At his kickoff on Oct. 8, the realtor showed the depth of support—district stakeholders like homeowners and small business folks and most of his former video store employees who skipped out on the Giants/A’s baseball playoffs and 49er/Raiders football to support Honda. To compare, Honda’s kickoff exceeded or matched those of Dudum, Hsieh and Shanley. On the other hand, Yee’s campaign bash attracted a much larger crowd.

So far about 125 volunteers have distributed 38,000 Honda door hangers in the district. If Honda can sustain the effort, he can tap into a database of former video store rental customers living in the district. After all, 8,000 to 12,000 votes might win a supervisor’s seat or at least get Honda into the Dec. 12 runoff.

Honda’s campaign manager, Nicole Gore, organized the grassroots door-to-door in four days. Gore (no relation to Al) has traveled West all the way from Washington, D.C., where she works for the Ron Brown Foundation, a political campaign-training institute. Honda is a close friend of Michael Brown, the son of the late Commerce Secretary Ron Brown.

Also shaping up the operation is strategist Marc O’Hara, the manager who helped secure District Attorney Terence Hallinan’s victory against Bill Fazio last December. O’Hara, a partner in South San Francisco political firm Winning Directions, is also working on the western states mail campaign for presidential nominee Al Gore.
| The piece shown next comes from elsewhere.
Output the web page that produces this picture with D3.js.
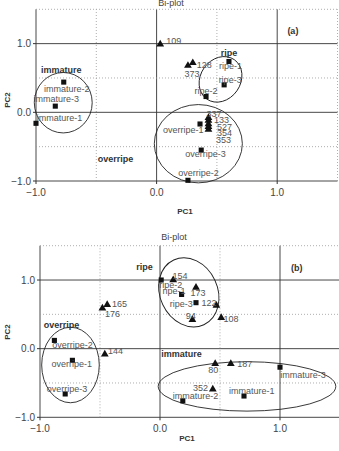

WHO’S IN, WHO’S OUT: What a difference a mayor’s race and district elections make at the S.F. Neighbors Association, which for over two years championed the retrofitting of the Central Freeway until a voter-approved boulevard plan won out last year. At this year’s dinner on Oct. 7, the question was “Who’s in, who’s out?”

    IN: Mayor Willie Brown, special guest speaker; Supervisors Michael Yaki and Mabel Teng, two supervisors once heavily criticized by the SFNA; Majority Whip and often speculated mayoral candidate Kevin Shelley; and keynote speaker Ted Fang, publisher of the new Examiner and the Independent.

    OUT: Former SFNA founder Rose Tsai and Supervisor Leland Yee, and last year’s keynote speaker, Phil Bronstein, executive editor of the old Examiner. (Tsai and Yee, along with SFNA honcho Julie Lee were champions of the Central Freeway fights until last year. Both Lee and Tsai were critics of Yaki and Teng’s landlord-tenant issues.)

SHUT UP: As City Administrator Bill Lee was giving introductory remarks for the SFNA’s “outstanding public service award,” Kevin Shelley seized the mic from Bill and gave a stern “shhhhhhh,” sounding like a school principal trying a quiet crowd of children.

“This is very, very important,” warned Shelley.

Lee deadpanned, “This is very important, frankly, because we’re going to honor Kevin Shelley today.”

NO TO NO-GROWTH: The Mayor could have pitched his growth-regulating Proposition K to the crowd of 700 at a pro-development SFNA. But instead he ripped into Sue Hestor’s rival Proposition L.

“There will be nothing else developed in this town, and your taxes will go up if Prop. L passes,” said Brown.

“You want your taxes to go up, you vote ‘yes’ on L. You want nothing else to be done in this town, you vote yes on L. You want things to stay as they are or to get better? You vote yes on K.”

ROSES ARE NOT RED: In her campaign for supervisor, Rose Tsai claims to be the only Chinese American running in District 1, slighting Supervisor Michael Yaki, who’s both Chinese and Japanese American.